KEY POINTS

  • China's GDP grew by 6.1% last year in line with expectations
  • Google's parent Alphabet reached $1 trillion in market cap
  • Fall in UK retail sales in December raises chances of BoE cutting rates

 

U.S. stocks traded higher Friday, building on Thursday’s record closing highs, on some good economic data from China.

The Dow Jones Industrial Average gained 34.13 points to 29,331.77 while the S&P 500 climbed 6.94 points to 3,323.75 and the Nasdaq Composite Index gained 5.26 points to 9,362.39.

China said its economy expanded by 6.1% last year, down from a revised 6.6% rate for 2018, but still in line with expectations. The Beijing government had targeted growth of 6% to 6.5% for 2019. China's official statistics bureau described the economy as being "generally stable" last year.

John Woods, chief investment officer for the Asia Pacific at Credit Suisse, told Bloomberg that China’s industrial production “is quite telling, because more broadly it speaks to the bottoming out in the global industrial-production cycle, which we’ve been looking for and the market’s been looking for the last six to nine months.” Woods added this suggests “the global economy is on a recovering path.”

U.S. housing starts rose 16.9% -- the largest gain in three years – in December to an annualized rate 1.61 million after an upwardly revised 1.375 million figure in the prior month. However, building permits fell 3.9% to 1.42 million in December.

U.S. manufacturing output rose unexpectedly by 0.2% in December, following a downwardly revised 1.0% increase in November. Overall industrial output fell by 0.3% in December after a downwardly revised gain of 0.8% in November. Economists had expected both overall industrial output and manufacturing output would fall 0.2% in December.

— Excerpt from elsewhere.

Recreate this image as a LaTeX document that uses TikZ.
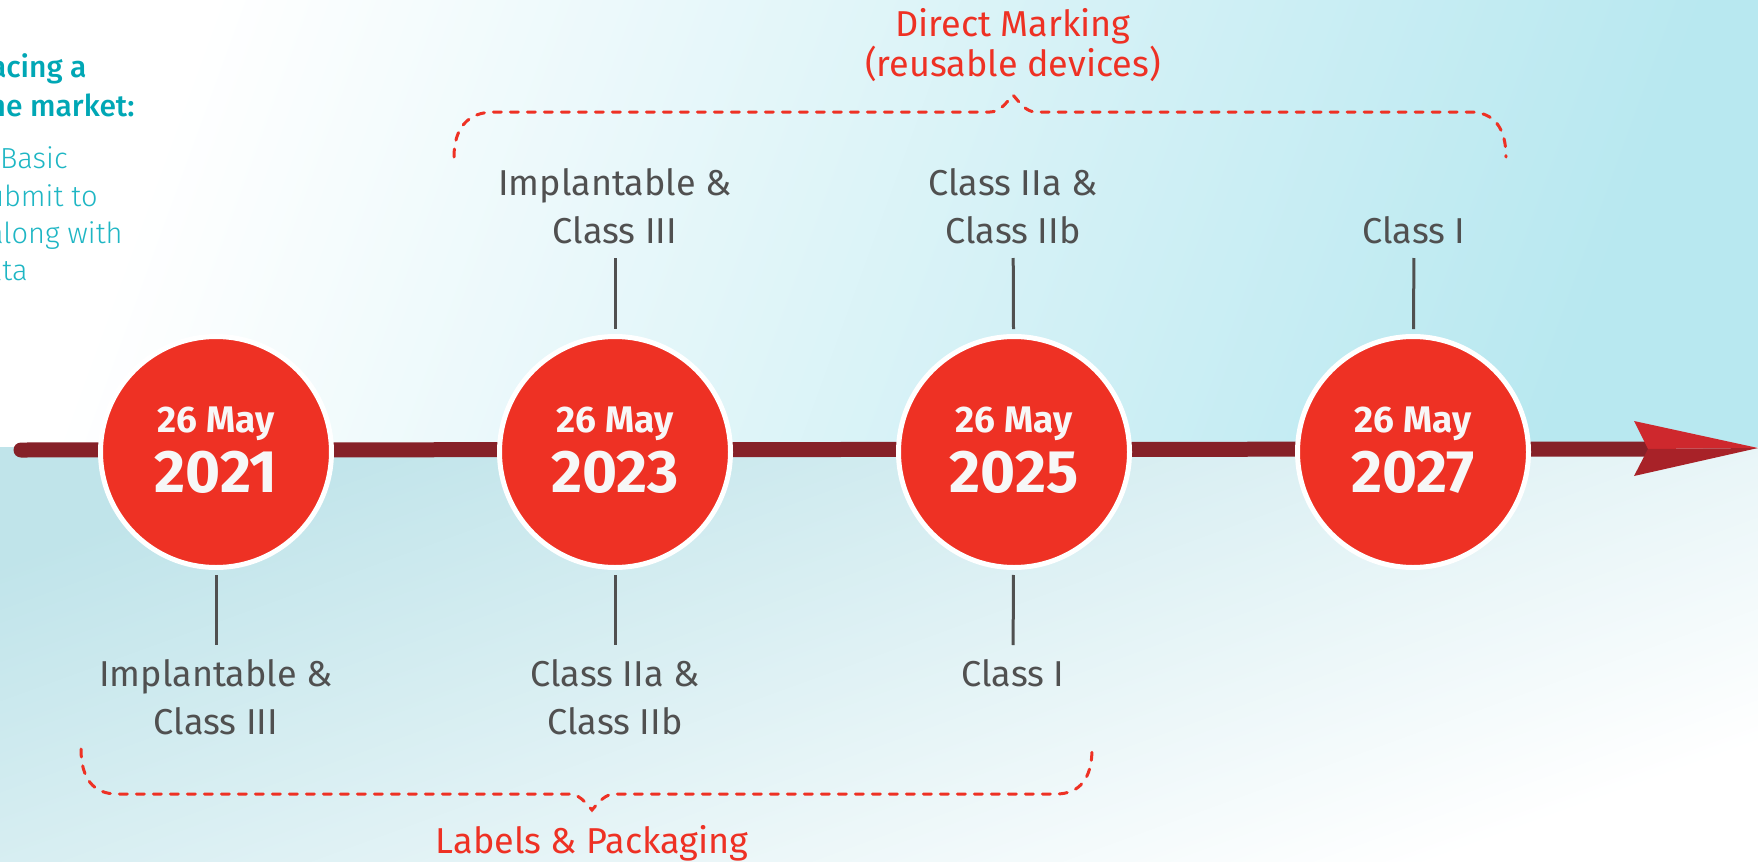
\documentclass[tikz,border=0pt]{standalone}
\usepackage{fontspec}
\setmainfont{Fira Sans}
\newfontfamily\lightfont{Fira Sans Light}
\newfontfamily\mediumfont{Fira Sans Medium}
\definecolor{bar_red}{RGB}{134, 33, 40}
\definecolor{date_red}{RGB}{238, 49, 36}
\definecolor{date_white}{RGB}{247, 247, 247}
\definecolor{head_light}{RGB}{206, 40, 45}
\definecolor{head_dark}{RGB}{168, 34, 40}
\definecolor{label_gray}{RGB}{80, 80, 80}
\definecolor{bg_cyan}{RGB}{184, 232, 240}
\definecolor{bg_blue}{RGB}{192, 228, 234}
\definecolor{note_teal}{RGB}{0, 167, 181}
\definecolor{note_light}{RGB}{30, 182, 196}

\begin{document}
\begin{tikzpicture}[x=0.5pt, y=-0.5pt,
  datecirc/.style={circle, fill=date_red, draw=white, line width=2.5pt, minimum size=115.5pt, inner sep=0pt},
  daytxt/.style={font=\bfseries\fontsize{18.5}{18.5}\selectfont, text=date_white, anchor=base, inner sep=0pt},
  yeartxt/.style={font=\bfseries\fontsize{30}{30}\selectfont, text=date_white, anchor=base, inner sep=0pt},
  cls/.style={font=\fontsize{18}{24}\selectfont, text=label_gray, align=center, inner sep=0pt, outer sep=7pt},
  tick/.style={draw=label_gray, line width=1.5pt},
  brace/.style={draw=date_red, line width=1.5pt, line cap=round, dash pattern=on 4pt off 4.5pt},
  marktxt/.style={font=\fontsize{18}{20}\selectfont, text=date_red, align=center, inner sep=0pt},
  notebold/.style={font=\mediumfont\fontsize{15}{19}\selectfont, text=note_teal, anchor=base east, inner sep=0pt},
  notelight/.style={font=\lightfont\fontsize{14.5}{19}\selectfont, text=note_light, anchor=base east, inner sep=0pt}]
\useasboundingbox (0,0) rectangle (1758,862);
\clip (0,0) rectangle (1758,862);

% background
\shade[top color=bg_cyan, bottom color=white, shading angle=-110] (0,0) rectangle (1758,447);
\shade[top color=bg_blue, bottom color=white, shading angle=20] (0,447) rectangle (1758,862);

% timeline
\coordinate (tstart) at (21,450);
\coordinate (notch) at (1648,449);
\coordinate (tip) at (1758,448);
\draw[bar_red, line width=7.5pt, line cap=round] (tstart) -- (notch);
\fill[head_light] (1634,421) -- (tip) -- (notch) -- cycle;
\fill[head_dark] (notch) -- (tip) -- (1634,476) -- cycle;

\foreach \yr/\xc in {2021/216, 2023/615, 2025/1014, 2027/1413} {
  \node[datecirc] (c\yr) at (\xc,452) {};
  \node[daytxt] at (\xc,432) {26 May};
  \node[yeartxt] at (\xc,492) {\yr};
}

% classes above
\node[cls, anchor=south] (t2023) at (615,258) {Implantable \&\\Class III};
\node[cls, anchor=south] (t2025) at (1013,258) {Class IIa \&\\Class IIb};
\node[cls, anchor=south] (t2027) at (1414,258) {Class I};
% classes below
\node[cls, anchor=north] (b2021) at (216,645) {Implantable \&\\Class III};
\node[cls, anchor=north] (b2023) at (615,645) {Class IIa \&\\Class IIb};
\node[cls, anchor=north] (b2025) at (1013,645) {Class I};

\foreach \yr in {2023,2025,2027}
  \draw[tick, shorten >=2.5pt] (t\yr) -- (c\yr);
\foreach \yr in {2021,2023,2025}
  \draw[tick, shorten <=2.5pt] (c\yr) -- (b\yr);

% braces
\draw[brace] (454,157) .. controls (454,128) and (468,112) .. (494,112) -- (990,112)
  .. controls (1000,112) and (1006,103) .. (1013,95) .. controls (1020,103) and (1026,112) .. (1036,112)
  -- (1470,112) .. controls (1494,112) and (1506,128) .. (1506,157);
\draw[brace] (81,749) .. controls (81,778) and (93,794) .. (117,794) -- (569,794)
  .. controls (579,794) and (585,802) .. (592,810) .. controls (599,802) and (605,794) .. (615,794)
  -- (1056,794) .. controls (1080,794) and (1092,778) .. (1092,749);
\node[marktxt, anchor=north] (direct) at (1013,8) {Direct Marking\\(reusable devices)};
\node[marktxt, anchor=base] (labels) at (592,853) {Labels \& Packaging};

% cut-off note on the left
\node[notebold] (n1) at (87,77) {acing a};
\node[notebold] (n2) at (135,116) {he market:};
\node[notelight] (n3) at (68,168) {Basic};
\node[notelight] (n4) at (98,206) {ubmit to};
\node[notelight] (n5) at (123,243) {along with};
\node[notelight] (n6) at (28,280) {ata};
\end{tikzpicture}
\end{document}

Capacity utilization fell to 77% in December from an upwardly revised 77.4% in November.

The University of Michigan consumer sentiment index fell to 99.1 in January down from 99.3 in the prior month.

Federal Reserve Bank of Philadelphia President Patrick Harker said the U.S. economy remains in good shape. “My outlook for the economy is positive, but let me add that my outlook will continue to be driven by the data as each report is released throughout 2020,” he said on Friday.

U.K. retail sales fell 0.6% in December from the prior month – the fifth straight month of declines.

“December’s outright fall in retail sales, despite a potential boost from the lateness of Black Friday, does not bode well for GDP growth in December and could nudge the [Bank of England’s] Monetary Policy Committee yet closer still to cutting rates at the end of the month,” said Thomas Pugh, U.K. economist at Capital Economics.

Alphabet (GOOG), the parent company of Google, reached a market cap size $1 trillion for the first time.

Overnight in Asia, markets finished higher. China’s Shanghai Composite edged up 0.05%, while Hong Kong’s Hang Seng jumped 0.6%, and Japan’s Nikkei-225 rose 0.45%.

In Europe markets closed broadly higher, as Britain’s FTSE-100 surged 0.85%, France’s CAC-40 jumped 1.02% and Germany’s DAX gained 0.72%.

Crude oil futures were flat at $58.52 per barrel and Brent crude inched up 0.08% at $64.67. Gold futures advanced 0.5%.

The euro slipped 0.36% at $1.1096 while the pound sterling fell 0.38% at $1.3028.